Real-World Applications
Battery designers use cell potential calculations to predict voltage output. Corrosion engineers calculate potentials to understand rust formation. Electroplaters use these values to determine if a coating process will work without external power.
How do you calculate electrochemical cell potential?
Use E°cell = E°cathode - E°anode. Look up standard reduction potentials in a table, then subtract the anode value from the cathode value. For a Daniell cell with Cu²⁺/Cu (0.34V) and Zn²⁺/Zn (-0.76V), you get 0.34 - (-0.76) = 1.10V.
What does a positive cell potential mean?
Positive E°cell means the reaction is spontaneous - electrons flow from anode to cathode without external power. This is how batteries work. Negative E°cell means you need to apply voltage to make the reaction happen, like in electroplating.
Is the anode positive or negative?
In a galvanic cell, the anode is negative (electrons flow out). In an electrolytic cell, the anode is positive (connected to power supply positive). Remember: oxidation always happens at the anode, regardless of cell type.

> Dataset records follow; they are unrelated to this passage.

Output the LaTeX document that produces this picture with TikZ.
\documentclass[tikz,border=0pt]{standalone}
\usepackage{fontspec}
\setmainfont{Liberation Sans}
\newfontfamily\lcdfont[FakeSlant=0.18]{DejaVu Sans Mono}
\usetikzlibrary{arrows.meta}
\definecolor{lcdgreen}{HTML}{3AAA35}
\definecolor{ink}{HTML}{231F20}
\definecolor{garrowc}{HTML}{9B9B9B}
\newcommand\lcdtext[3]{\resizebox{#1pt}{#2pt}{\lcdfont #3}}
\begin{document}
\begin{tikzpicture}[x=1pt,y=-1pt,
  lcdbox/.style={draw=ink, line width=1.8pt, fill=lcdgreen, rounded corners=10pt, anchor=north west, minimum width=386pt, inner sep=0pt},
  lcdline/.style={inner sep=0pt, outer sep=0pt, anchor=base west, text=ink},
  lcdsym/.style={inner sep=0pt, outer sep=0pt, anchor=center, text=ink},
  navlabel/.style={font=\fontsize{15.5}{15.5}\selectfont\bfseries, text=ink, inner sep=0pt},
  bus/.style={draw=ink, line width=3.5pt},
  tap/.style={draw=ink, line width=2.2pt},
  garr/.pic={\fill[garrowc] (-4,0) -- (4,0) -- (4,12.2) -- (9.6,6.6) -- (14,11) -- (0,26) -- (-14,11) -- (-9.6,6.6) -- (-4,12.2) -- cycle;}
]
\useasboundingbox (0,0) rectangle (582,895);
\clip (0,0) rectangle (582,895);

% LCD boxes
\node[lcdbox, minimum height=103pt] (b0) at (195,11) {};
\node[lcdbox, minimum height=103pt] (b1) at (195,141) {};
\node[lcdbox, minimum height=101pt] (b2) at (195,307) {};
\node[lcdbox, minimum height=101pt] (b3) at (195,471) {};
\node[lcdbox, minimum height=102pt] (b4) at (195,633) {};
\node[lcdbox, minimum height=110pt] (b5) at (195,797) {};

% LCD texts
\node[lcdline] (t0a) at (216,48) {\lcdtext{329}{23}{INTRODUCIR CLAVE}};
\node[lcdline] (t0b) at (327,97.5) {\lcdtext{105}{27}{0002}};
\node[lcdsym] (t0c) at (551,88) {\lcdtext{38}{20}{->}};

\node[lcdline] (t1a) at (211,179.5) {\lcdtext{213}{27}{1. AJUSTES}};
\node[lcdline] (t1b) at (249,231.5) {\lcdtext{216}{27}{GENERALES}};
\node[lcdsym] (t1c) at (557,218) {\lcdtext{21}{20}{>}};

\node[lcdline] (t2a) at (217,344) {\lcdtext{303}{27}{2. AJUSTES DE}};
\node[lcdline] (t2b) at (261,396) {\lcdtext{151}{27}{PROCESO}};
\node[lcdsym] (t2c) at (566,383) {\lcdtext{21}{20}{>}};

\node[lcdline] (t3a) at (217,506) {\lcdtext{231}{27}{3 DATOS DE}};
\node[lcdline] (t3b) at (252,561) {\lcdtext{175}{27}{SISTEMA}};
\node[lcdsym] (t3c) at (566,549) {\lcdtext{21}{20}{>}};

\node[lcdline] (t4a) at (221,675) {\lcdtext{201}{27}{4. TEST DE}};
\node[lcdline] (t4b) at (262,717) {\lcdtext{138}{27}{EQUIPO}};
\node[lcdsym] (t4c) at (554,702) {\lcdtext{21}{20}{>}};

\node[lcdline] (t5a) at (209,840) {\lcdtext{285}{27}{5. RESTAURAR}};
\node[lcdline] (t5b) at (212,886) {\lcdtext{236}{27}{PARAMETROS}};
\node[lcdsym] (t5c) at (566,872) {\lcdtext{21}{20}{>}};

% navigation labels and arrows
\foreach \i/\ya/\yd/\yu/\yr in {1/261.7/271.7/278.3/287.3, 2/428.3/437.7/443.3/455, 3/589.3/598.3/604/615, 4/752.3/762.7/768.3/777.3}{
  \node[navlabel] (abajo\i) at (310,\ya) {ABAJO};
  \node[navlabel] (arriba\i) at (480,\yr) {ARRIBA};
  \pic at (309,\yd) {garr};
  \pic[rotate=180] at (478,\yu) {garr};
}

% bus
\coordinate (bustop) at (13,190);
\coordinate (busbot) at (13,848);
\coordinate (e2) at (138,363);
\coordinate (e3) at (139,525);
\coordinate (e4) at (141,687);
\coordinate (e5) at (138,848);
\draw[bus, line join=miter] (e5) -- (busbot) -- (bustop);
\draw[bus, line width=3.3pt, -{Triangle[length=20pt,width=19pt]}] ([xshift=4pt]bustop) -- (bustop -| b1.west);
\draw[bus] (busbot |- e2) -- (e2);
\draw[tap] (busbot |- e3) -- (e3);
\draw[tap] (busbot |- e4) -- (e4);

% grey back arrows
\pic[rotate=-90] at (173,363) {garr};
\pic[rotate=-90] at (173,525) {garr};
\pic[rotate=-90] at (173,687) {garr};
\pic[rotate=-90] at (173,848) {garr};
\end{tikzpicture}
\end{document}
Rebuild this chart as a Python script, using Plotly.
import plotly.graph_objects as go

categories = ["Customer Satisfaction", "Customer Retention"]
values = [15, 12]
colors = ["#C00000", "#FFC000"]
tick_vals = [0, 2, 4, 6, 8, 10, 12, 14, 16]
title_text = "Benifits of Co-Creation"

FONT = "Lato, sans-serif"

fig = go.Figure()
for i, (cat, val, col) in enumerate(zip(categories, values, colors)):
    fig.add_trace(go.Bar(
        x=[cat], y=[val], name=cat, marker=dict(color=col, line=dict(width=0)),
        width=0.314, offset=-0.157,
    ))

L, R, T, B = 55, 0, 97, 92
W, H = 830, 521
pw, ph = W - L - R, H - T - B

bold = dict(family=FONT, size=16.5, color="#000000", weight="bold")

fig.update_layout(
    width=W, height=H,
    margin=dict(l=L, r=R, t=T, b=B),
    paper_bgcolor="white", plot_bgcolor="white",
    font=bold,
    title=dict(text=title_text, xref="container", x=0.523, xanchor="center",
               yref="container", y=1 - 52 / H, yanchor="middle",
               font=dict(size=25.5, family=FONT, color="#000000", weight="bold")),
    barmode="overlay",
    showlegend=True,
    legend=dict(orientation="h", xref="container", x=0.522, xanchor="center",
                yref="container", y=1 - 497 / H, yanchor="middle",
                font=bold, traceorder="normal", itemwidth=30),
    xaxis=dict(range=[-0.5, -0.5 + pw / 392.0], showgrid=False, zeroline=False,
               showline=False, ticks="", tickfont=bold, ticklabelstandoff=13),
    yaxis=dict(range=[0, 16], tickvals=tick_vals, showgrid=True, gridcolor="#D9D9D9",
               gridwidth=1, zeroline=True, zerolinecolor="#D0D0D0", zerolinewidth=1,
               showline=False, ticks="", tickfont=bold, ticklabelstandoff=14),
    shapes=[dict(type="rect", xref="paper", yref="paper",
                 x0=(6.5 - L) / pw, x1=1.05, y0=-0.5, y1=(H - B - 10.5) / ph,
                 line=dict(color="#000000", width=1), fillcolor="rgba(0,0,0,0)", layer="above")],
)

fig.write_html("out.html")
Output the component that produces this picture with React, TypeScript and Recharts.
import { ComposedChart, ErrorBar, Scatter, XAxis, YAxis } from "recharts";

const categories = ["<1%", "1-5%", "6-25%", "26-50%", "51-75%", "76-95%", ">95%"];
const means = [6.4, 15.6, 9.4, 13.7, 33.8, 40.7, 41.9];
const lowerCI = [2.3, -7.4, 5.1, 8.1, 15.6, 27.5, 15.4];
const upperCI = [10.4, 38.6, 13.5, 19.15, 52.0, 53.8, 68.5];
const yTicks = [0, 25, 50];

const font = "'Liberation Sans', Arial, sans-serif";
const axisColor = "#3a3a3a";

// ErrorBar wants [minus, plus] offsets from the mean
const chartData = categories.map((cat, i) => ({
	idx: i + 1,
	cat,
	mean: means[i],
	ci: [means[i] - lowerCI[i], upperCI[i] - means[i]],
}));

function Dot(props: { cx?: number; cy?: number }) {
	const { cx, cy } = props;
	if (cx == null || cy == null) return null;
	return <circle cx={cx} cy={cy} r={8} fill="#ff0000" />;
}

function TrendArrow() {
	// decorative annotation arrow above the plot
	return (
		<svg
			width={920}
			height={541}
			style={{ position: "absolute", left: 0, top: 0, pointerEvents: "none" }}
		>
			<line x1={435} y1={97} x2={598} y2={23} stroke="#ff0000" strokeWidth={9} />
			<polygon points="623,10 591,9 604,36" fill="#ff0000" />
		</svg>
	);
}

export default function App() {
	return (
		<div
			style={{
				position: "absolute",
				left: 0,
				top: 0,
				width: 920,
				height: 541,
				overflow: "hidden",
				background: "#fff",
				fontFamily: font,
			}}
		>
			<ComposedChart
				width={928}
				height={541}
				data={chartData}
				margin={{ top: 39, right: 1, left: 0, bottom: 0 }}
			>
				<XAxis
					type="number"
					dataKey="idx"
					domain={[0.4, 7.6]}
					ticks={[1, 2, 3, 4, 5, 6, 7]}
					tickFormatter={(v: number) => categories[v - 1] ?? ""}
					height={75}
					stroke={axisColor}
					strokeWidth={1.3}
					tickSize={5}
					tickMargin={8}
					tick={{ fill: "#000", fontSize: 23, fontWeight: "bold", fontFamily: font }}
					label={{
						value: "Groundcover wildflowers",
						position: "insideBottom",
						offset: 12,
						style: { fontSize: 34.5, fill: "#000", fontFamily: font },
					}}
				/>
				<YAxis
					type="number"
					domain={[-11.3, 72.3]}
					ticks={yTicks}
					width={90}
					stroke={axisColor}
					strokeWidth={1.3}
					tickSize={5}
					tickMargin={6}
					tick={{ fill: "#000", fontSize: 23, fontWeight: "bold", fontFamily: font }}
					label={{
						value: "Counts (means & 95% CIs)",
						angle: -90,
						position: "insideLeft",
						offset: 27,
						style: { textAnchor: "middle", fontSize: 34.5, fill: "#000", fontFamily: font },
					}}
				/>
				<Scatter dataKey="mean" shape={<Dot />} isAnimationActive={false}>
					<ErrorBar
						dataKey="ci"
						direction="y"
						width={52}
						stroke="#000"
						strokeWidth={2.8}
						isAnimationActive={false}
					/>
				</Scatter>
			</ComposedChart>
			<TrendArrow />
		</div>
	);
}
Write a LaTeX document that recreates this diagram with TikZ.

What affects cell potential?
Temperature, ion concentration, and pressure (for gases) all affect cell potential. The Nernst equation calculates potential under non-standard conditions. Standard potentials assume 25°C, 1M concentrations, and 1 atm pressure.
Why is standard hydrogen electrode potential zero?
The standard hydrogen electrode (SHE) is defined as 0.00V by convention. It serves as the reference point for all other reduction potentials. Think of it like sea level for altitude measurements - arbitrary but useful for comparison.